Direction ::
Include in the output only the lines from the opening of the records through the line containing "allDots.forEach((arr, i) =>", each printed exactly; pictures are omitted.

Data excerpts ::
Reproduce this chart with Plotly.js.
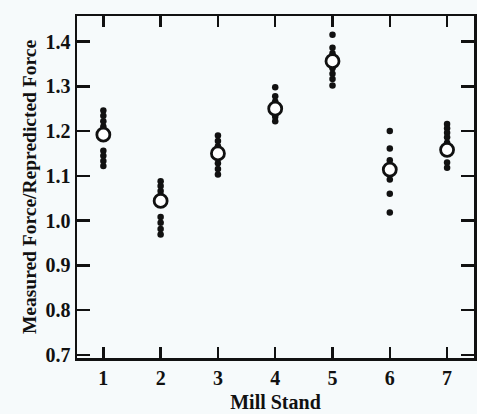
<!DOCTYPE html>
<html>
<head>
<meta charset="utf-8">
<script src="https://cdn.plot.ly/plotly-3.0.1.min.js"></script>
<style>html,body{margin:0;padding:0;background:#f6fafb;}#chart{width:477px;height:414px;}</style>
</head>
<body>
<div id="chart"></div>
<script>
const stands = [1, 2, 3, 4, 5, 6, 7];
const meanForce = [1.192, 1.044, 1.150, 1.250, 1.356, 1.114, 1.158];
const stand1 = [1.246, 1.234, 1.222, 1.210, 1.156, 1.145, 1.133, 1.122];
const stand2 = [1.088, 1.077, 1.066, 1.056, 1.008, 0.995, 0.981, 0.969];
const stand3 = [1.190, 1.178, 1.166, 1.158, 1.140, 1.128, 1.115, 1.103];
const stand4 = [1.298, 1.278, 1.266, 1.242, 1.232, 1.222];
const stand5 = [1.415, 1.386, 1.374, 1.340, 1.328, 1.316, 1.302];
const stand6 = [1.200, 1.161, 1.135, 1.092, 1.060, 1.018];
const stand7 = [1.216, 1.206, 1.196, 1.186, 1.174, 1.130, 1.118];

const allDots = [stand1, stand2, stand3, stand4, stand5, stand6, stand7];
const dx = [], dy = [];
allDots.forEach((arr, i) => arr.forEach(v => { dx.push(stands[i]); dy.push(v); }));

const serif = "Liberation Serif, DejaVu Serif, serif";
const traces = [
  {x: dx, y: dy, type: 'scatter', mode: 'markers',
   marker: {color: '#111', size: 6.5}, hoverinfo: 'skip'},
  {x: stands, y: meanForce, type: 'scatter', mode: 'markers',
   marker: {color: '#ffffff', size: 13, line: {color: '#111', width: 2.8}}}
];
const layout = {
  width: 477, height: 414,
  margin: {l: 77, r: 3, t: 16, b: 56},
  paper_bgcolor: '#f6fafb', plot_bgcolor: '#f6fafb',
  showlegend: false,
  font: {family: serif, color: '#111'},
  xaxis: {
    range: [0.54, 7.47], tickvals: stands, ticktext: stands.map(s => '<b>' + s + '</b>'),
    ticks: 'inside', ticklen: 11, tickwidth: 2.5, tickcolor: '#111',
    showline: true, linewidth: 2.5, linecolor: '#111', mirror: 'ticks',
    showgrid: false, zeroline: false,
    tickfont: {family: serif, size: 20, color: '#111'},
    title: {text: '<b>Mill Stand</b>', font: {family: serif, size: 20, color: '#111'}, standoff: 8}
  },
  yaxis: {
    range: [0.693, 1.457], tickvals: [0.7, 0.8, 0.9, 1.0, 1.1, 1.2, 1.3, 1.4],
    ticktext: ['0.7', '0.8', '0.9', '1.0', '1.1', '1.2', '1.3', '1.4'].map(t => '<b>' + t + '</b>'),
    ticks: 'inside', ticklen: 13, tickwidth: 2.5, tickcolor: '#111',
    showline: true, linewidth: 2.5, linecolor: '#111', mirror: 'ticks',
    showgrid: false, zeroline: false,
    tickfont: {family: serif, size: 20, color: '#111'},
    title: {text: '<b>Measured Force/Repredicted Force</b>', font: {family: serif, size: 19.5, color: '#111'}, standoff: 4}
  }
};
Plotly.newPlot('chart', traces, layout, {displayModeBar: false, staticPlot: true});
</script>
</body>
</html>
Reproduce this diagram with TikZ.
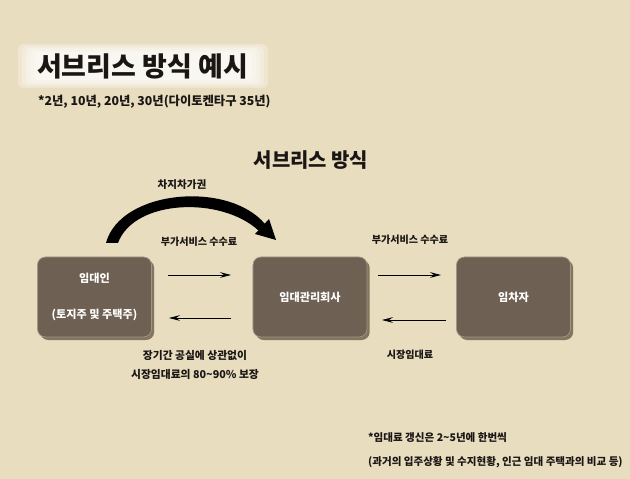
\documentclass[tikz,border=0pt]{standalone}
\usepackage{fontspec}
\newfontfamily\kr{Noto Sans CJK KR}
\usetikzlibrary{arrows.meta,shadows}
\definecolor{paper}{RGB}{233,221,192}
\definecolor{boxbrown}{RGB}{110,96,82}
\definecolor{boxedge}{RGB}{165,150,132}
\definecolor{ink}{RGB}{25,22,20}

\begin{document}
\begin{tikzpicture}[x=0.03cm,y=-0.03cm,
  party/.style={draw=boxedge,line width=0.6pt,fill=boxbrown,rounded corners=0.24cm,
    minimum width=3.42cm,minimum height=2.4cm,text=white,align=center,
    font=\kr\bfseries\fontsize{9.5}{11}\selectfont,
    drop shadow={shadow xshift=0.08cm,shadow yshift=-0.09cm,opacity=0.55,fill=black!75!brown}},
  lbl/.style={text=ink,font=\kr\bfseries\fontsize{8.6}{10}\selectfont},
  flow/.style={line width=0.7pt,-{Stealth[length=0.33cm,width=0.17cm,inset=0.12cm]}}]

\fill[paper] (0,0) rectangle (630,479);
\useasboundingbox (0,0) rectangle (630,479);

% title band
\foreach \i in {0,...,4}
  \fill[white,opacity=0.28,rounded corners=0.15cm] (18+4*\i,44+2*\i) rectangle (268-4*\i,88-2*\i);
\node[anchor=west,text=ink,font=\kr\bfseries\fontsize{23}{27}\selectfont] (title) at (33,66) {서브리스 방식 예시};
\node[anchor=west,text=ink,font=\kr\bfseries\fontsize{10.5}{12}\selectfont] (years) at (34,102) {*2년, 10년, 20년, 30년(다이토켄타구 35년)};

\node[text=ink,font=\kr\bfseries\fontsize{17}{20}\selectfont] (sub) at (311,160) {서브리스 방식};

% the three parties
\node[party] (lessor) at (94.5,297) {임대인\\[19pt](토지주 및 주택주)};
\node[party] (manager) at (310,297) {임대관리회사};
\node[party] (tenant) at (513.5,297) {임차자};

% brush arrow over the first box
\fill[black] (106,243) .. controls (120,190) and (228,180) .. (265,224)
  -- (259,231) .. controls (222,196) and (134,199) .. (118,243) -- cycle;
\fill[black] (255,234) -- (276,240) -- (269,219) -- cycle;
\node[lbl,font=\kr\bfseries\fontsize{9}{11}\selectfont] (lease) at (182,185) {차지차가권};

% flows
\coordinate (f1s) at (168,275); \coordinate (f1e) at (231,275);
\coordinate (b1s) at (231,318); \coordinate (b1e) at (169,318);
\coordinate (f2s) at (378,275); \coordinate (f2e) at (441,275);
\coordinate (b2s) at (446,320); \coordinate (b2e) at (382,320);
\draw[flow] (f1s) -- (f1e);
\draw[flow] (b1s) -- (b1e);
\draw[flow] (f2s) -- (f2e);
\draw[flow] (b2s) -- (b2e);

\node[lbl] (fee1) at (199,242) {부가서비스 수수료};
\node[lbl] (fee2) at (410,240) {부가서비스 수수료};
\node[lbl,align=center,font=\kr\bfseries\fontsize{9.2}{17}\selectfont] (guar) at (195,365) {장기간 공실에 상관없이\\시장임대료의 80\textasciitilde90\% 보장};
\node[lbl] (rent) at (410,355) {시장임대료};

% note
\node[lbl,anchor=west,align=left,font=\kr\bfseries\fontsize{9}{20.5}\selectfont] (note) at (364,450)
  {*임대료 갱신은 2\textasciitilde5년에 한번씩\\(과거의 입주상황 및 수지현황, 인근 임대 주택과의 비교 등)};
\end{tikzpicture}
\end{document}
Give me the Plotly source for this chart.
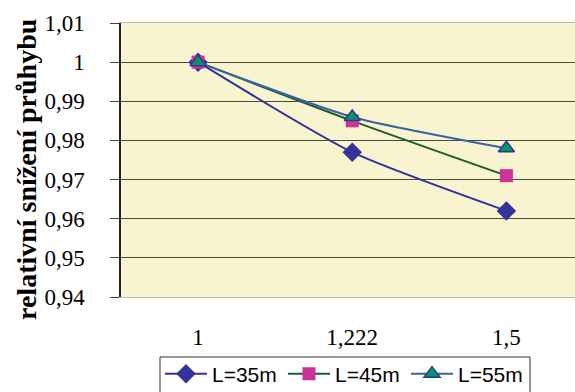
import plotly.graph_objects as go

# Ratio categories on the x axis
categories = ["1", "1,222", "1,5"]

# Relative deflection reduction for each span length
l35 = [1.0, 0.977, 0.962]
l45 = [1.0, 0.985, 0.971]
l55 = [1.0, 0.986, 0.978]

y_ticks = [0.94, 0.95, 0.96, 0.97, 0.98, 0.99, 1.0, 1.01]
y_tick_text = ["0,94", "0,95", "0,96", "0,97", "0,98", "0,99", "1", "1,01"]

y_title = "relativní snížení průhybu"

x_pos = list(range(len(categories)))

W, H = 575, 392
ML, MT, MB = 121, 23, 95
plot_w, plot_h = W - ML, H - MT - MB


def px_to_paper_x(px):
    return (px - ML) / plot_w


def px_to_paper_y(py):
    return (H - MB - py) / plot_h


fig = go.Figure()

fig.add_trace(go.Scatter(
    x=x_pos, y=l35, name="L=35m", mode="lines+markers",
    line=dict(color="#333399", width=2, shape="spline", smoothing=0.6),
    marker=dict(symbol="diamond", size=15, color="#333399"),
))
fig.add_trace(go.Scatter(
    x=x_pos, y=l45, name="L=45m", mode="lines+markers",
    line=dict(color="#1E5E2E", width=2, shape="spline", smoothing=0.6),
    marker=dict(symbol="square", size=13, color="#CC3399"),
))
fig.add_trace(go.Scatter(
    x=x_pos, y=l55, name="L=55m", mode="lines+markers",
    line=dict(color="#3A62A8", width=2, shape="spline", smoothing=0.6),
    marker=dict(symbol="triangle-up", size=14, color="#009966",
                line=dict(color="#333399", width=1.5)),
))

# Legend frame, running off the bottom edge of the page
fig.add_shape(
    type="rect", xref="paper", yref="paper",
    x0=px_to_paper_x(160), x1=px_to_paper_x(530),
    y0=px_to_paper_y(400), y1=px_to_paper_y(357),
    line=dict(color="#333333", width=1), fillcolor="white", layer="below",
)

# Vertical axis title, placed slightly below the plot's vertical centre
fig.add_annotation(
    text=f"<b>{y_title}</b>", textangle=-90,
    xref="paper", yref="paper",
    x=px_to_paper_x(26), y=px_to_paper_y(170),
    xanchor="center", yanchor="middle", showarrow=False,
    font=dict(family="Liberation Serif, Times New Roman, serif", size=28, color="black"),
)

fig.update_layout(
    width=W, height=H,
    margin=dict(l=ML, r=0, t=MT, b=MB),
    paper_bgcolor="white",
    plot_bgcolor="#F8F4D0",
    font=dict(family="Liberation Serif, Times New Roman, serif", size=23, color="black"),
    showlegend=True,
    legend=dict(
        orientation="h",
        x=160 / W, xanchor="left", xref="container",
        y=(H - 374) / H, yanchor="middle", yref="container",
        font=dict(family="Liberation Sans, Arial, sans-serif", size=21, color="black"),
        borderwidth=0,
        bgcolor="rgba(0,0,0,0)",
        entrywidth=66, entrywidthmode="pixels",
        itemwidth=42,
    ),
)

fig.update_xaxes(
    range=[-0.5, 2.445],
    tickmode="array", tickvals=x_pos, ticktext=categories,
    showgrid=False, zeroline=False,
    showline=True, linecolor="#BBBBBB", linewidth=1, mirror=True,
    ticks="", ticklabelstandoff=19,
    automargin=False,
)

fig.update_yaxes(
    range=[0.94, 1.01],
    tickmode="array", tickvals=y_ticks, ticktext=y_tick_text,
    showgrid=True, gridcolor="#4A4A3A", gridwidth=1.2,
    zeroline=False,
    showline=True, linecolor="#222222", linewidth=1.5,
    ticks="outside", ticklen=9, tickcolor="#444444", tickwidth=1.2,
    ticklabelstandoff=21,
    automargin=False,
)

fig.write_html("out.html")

Result below ::
Reproduce this chart with Plotly.js.
<!DOCTYPE html>
<html>
<head>
<meta charset="utf-8">
<script src="https://cdn.plot.ly/plotly-3.0.1.min.js"></script>
<style>html,body{margin:0;padding:0;background:#f6fafb;}#chart{width:477px;height:414px;}</style>
</head>
<body>
<div id="chart"></div>
<script>
const stands = [1, 2, 3, 4, 5, 6, 7];
const meanForce = [1.192, 1.044, 1.150, 1.250, 1.356, 1.114, 1.158];
const stand1 = [1.246, 1.234, 1.222, 1.210, 1.156, 1.145, 1.133, 1.122];
const stand2 = [1.088, 1.077, 1.066, 1.056, 1.008, 0.995, 0.981, 0.969];
const stand3 = [1.190, 1.178, 1.166, 1.158, 1.140, 1.128, 1.115, 1.103];
const stand4 = [1.298, 1.278, 1.266, 1.242, 1.232, 1.222];
const stand5 = [1.415, 1.386, 1.374, 1.340, 1.328, 1.316, 1.302];
const stand6 = [1.200, 1.161, 1.135, 1.092, 1.060, 1.018];
const stand7 = [1.216, 1.206, 1.196, 1.186, 1.174, 1.130, 1.118];

const allDots = [stand1, stand2, stand3, stand4, stand5, stand6, stand7];
const dx = [], dy = [];
allDots.forEach((arr, i) => arr.forEach(v => { dx.push(stands[i]); dy.push(v); }));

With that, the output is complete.